Oysa şimdi dikkat ederseniz kadın oyuncular fazla, erkek oyuncu ise yok denecek kadar az. Yine özellikle belirteyim, kimseyi kimseyle karşılaştırmıyorum. Hiç kimse bu isimlerin yerini tutamaz. Ama gelin konuşalım, Kıvanç Tatlıtuğ, Oktay Kaynarca, Uraz Kaygılaroğlu ve şimdi şimdi Salih Bademci’nin dışında ilk anda aklınıza gelen isim var mı? Lütfen isimleri birer ‘hayran’ gibi düşünmeyin, oyunculuğunu, yaptığı işlerin kalitesini düşünerek söyleyin. Ha bir de komedi tarzı filmlerinin oyuncularını ayrı tuttuğumu belirteyim. Yoksa Cem Yılmaz’ı unutmuş değilim.
NE DEMİŞ?
Canan Karatay, “Erkekler pilav yemesin, kelliğe yol açıyor” demiş. Yok be Canan hocam, erkeklerin saçları, pirinç almak için markete gittiklerinde fiyatları görünce stresten dökülüyor.
Dilan Polat, servetinin kaynağıyla ilgili konuşanlara “Siz bu devleti küçümseyemezsiniz” demiş. Dilan Hanım, kimsenin öyle bir tavrı yok. Asıl siz küçümsemeyin devleti. Bu gözler “Bana bir şey olmaz” deyip de bir gecede her şeyini kaybeden çok insan gördü.
Beşiktaş’ın hocası Şenol Güneş, Adana Demirspor’a 4-2 yenildikleri maçtan sonra rakibin teknik heyetini tebrik eden Salih Uçan’ı iterek soyunma odasına göndermiş. Basın toplantısında da “Bugün bizim için yanlışların fazla olduğu bir oyundu” demiş. Çok haklısın hocam, bu hareketten daha büyük bir yanlış olamazdı çünkü.

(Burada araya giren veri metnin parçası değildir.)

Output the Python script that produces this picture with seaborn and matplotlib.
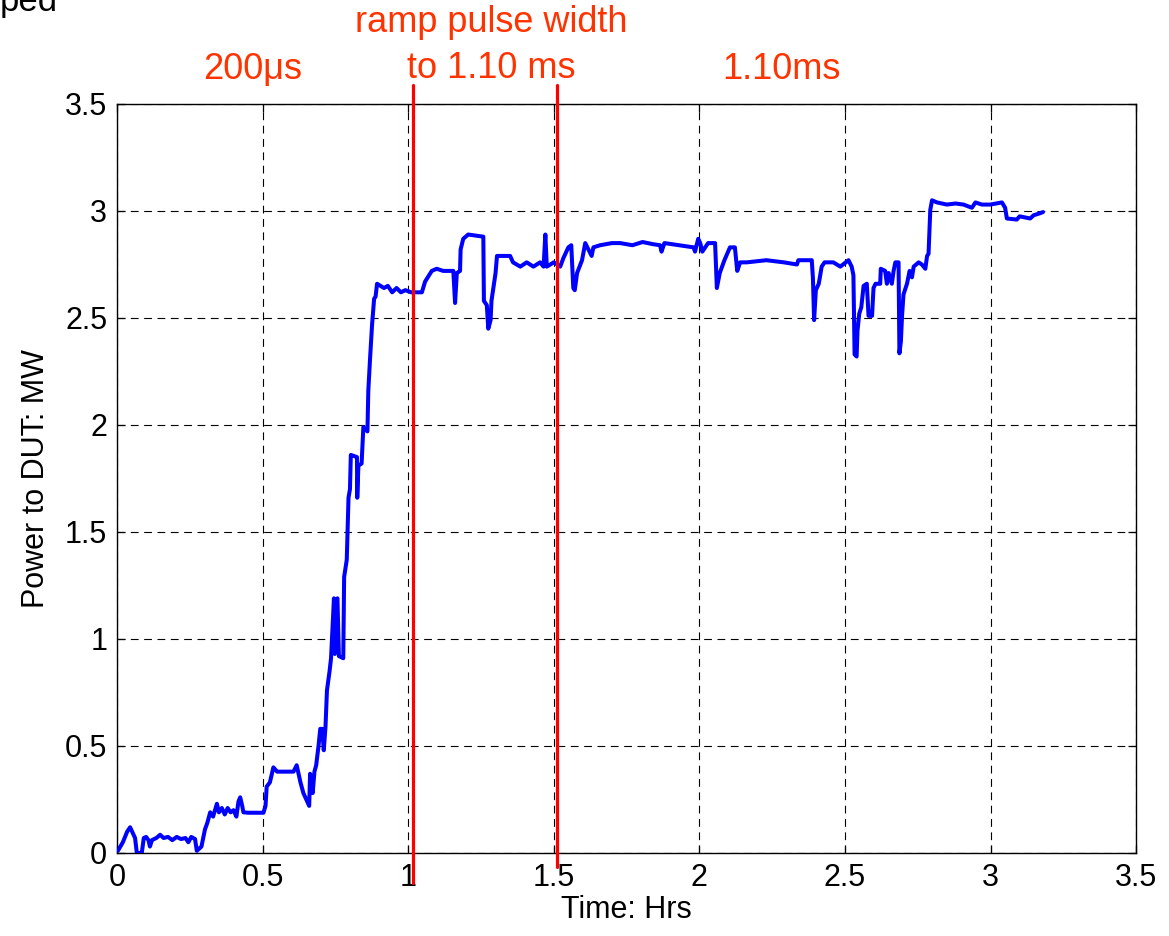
import numpy as np
import pandas as pd
import matplotlib
matplotlib.use("Agg")
import matplotlib.pyplot as plt
import seaborn as sns

# Power delivered to the DUT over the run
time_hrs = [
    0.003, 0.02, 0.035, 0.045, 0.055, 0.062, 0.068, 0.085, 0.092, 0.10,
    0.108, 0.113, 0.12, 0.135, 0.148, 0.16, 0.175, 0.19, 0.205, 0.22,
    0.235, 0.245, 0.255, 0.268, 0.274, 0.29, 0.302, 0.31, 0.32, 0.33,
    0.343, 0.35, 0.36, 0.37, 0.38, 0.39, 0.40, 0.41, 0.417, 0.423,
    0.43, 0.434, 0.45, 0.503, 0.51, 0.514, 0.525, 0.537, 0.55, 0.606,
    0.617, 0.625, 0.63, 0.64, 0.65, 0.66, 0.663, 0.668, 0.672, 0.678,
    0.684, 0.692, 0.698, 0.705, 0.71, 0.716, 0.721, 0.73, 0.735, 0.745,
    0.748, 0.752, 0.757, 0.762, 0.777, 0.780, 0.789, 0.795, 0.80, 0.803,
    0.824, 0.825, 0.829, 0.84, 0.846, 0.86, 0.863, 0.869, 0.876, 0.883,
    0.888, 0.893, 0.905, 0.917, 0.93, 0.945, 0.96, 0.975, 0.99, 1.01,
    1.047, 1.058, 1.081, 1.098, 1.12, 1.155, 1.161, 1.167, 1.178, 1.18,
    1.189, 1.206, 1.258, 1.26, 1.27, 1.275, 1.283, 1.286, 1.30, 1.305,
    1.35, 1.36, 1.385, 1.407, 1.43, 1.453, 1.465, 1.471, 1.476, 1.50,
    1.522, 1.533, 1.55, 1.56, 1.567, 1.572, 1.58, 1.597, 1.608, 1.63,
    1.636, 1.659, 1.70, 1.728, 1.77, 1.805, 1.84, 1.865, 1.87, 1.88,
    1.93, 1.98, 1.985, 1.996, 2.003, 2.01, 2.03, 2.054, 2.06, 2.07,
    2.086, 2.105, 2.122, 2.13, 2.14, 2.163, 2.23, 2.29, 2.335, 2.34,
    2.386, 2.39, 2.394, 2.40, 2.41, 2.42, 2.43, 2.46, 2.484, 2.512,
    2.523, 2.529, 2.533, 2.54, 2.543, 2.549, 2.556, 2.564, 2.575, 2.581,
    2.593, 2.598, 2.605, 2.621, 2.623, 2.638, 2.644, 2.65, 2.661, 2.667,
    2.673, 2.684, 2.687, 2.692, 2.696, 2.701, 2.713, 2.722, 2.73, 2.736,
    2.753, 2.764, 2.776, 2.782, 2.787, 2.793, 2.799, 2.816, 2.85, 2.88,
    2.907, 2.936, 2.948, 2.97, 2.999, 3.039, 3.05, 3.056, 3.09, 3.1,
    3.136, 3.148, 3.171, 3.18,
]
power_mw = [
    0.01, 0.05, 0.10, 0.12, 0.09, 0.07, 0.00, 0.00, 0.07, 0.075,
    0.06, 0.03, 0.06, 0.07, 0.085, 0.07, 0.075, 0.06, 0.075, 0.065,
    0.07, 0.05, 0.075, 0.065, 0.01, 0.03, 0.11, 0.14, 0.19, 0.17,
    0.23, 0.19, 0.21, 0.18, 0.21, 0.19, 0.20, 0.17, 0.24, 0.26,
    0.22, 0.19, 0.188, 0.188, 0.22, 0.31, 0.33, 0.40, 0.38, 0.38,
    0.41, 0.36, 0.33, 0.28, 0.25, 0.22, 0.37, 0.30, 0.28, 0.38,
    0.41, 0.50, 0.58, 0.58, 0.48, 0.59, 0.76, 0.85, 0.91, 1.19,
    0.93, 1.18, 1.19, 0.92, 0.91, 1.29, 1.37, 1.66, 1.70, 1.86,
    1.85, 1.66, 1.81, 1.82, 1.99, 1.97, 2.16, 2.31, 2.47, 2.59,
    2.60, 2.66, 2.65, 2.64, 2.65, 2.62, 2.64, 2.62, 2.63, 2.62,
    2.62, 2.67, 2.72, 2.73, 2.72, 2.72, 2.57, 2.71, 2.72, 2.82,
    2.87, 2.89, 2.88, 2.58, 2.56, 2.45, 2.49, 2.58, 2.71, 2.79,
    2.79, 2.76, 2.74, 2.76, 2.74, 2.76, 2.74, 2.89, 2.74, 2.76,
    2.74, 2.78, 2.83, 2.84, 2.64, 2.63, 2.71, 2.77, 2.85, 2.79,
    2.83, 2.84, 2.85, 2.85, 2.84, 2.855, 2.845, 2.84, 2.81, 2.85,
    2.84, 2.83, 2.81, 2.87, 2.85, 2.81, 2.85, 2.85, 2.64, 2.71,
    2.77, 2.83, 2.83, 2.72, 2.76, 2.76, 2.77, 2.76, 2.75, 2.77,
    2.77, 2.685, 2.49, 2.63, 2.66, 2.74, 2.76, 2.76, 2.74, 2.77,
    2.74, 2.70, 2.33, 2.32, 2.44, 2.52, 2.55, 2.65, 2.66, 2.51,
    2.51, 2.64, 2.66, 2.66, 2.73, 2.72, 2.66, 2.71, 2.66, 2.72,
    2.76, 2.76, 2.335, 2.39, 2.51, 2.61, 2.66, 2.72, 2.69, 2.74,
    2.76, 2.75, 2.73, 2.79, 2.80, 3.005, 3.05, 3.04, 3.03, 3.035,
    3.03, 3.015, 3.04, 3.03, 3.03, 3.04, 3.015, 2.965, 2.96, 2.975,
    2.965, 2.98, 2.99, 2.995,
]

# Pulse-width change markers (time, top, bottom)
marker_time = [1.017, 1.512]
marker_top = [3.59, 3.59]
marker_bottom = [-0.14, -0.065]

# Phase annotations
phase_text = ["200\u03bcs", "ramp pulse width", "to 1.10 ms", "1.10ms"]
phase_x = [0.465, 1.285, 1.285, 2.282]
phase_y = [3.66, 3.88, 3.665, 3.66]

x_ticks = [0, 0.5, 1, 1.5, 2, 2.5, 3, 3.5]
y_ticks = [0, 0.5, 1, 1.5, 2, 2.5, 3, 3.5]
x_ticklabels = ["0", "0.5", "1", "1.5", "2", "2.5", "3", "3.5"]
y_ticklabels = ["0", "0.5", "1", "1.5", "2", "2.5", "3", "3.5"]

sns.set_theme(style="white")
plt.rcParams["font.family"] = ["Liberation Sans", "DejaVu Sans"]

df = pd.DataFrame({"Time": time_hrs, "Power": power_mw})

fig = plt.figure(figsize=(11.69, 9.36), dpi=100)
ax = fig.add_axes([0.1001, 0.0887, 0.8718, 0.8002])

sns.lineplot(data=df, x="Time", y="Power", ax=ax, color="#0000FF",
             linewidth=2.9, estimator=None, sort=False, zorder=3)

ax.set_xlim(0, 3.5)
ax.set_ylim(0, 3.5)
ax.set_xticks(x_ticks)
ax.set_xticklabels(x_ticklabels)
ax.set_yticks(y_ticks)
ax.set_yticklabels(y_ticklabels)

ax.grid(True, color="black", linewidth=0.8, linestyle=(0, (7, 5)))
for s in ax.spines.values():
    s.set_color("black")
    s.set_linewidth(1.0)
ax.tick_params(direction="in", length=6, width=0.9, colors="black",
               labelsize=22, pad=7, top=True, right=True,
               bottom=True, left=True)

ax.set_xlabel("Time: Hrs", fontsize=22, labelpad=2, color="black")
ax.set_ylabel("Power to DUT: MW", fontsize=22, labelpad=10, color="black")

# Vertical markers extending past the plotting area
for xm, yt, yb in zip(marker_time, marker_top, marker_bottom):
    ax.plot([xm, xm], [yb, yt], color="#FF0000", linewidth=2.3,
            clip_on=False, zorder=4)

for txt, xp, yp in zip(phase_text, phase_x, phase_y):
    ax.text(xp, yp, txt, color="#FF3300", fontsize=26, ha="center",
            va="center", clip_on=False)

fig.text(0.0, 1 - 11 / 936, "ped", fontsize=25, color="black",
         ha="left", va="baseline")

fig.savefig("out.png", dpi=100)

Milli takımın yeni patronu Montella “Her oyuncu kendi takımında ekstra şeyler yapabiliyor. Bunu milli takım formasıyla daha fazla yansıtması lazım” demiş. Ben kendisine hatırlatayım ‘bizim çocuklar’ sahada değil, federasyon kulislerinde yaptıkları ve konuştuklarıyla daha çok bilinir. Buna nasıl önlem alırsın, artık o da sana kalmış.
Antalyalı iş insanı Ali Yılmaz “Olimpiyat şampiyonluğunu beklemeden, lütfen Antalya’ya Filenin Sultanları için bir anıt dikelim” demiş. Ben de buradan Mersin Büyükşehir Belediye Başkanı Vahap Seçer’e sesleneyim. Sahilinde Mersin İdmanyurdu, Fenerbahçe, Galatasaray ve Beşiktaş meydanları bulunan güzel kentimize voleybol takımımız için de bir meydan, bir anıt yakışmaz mı?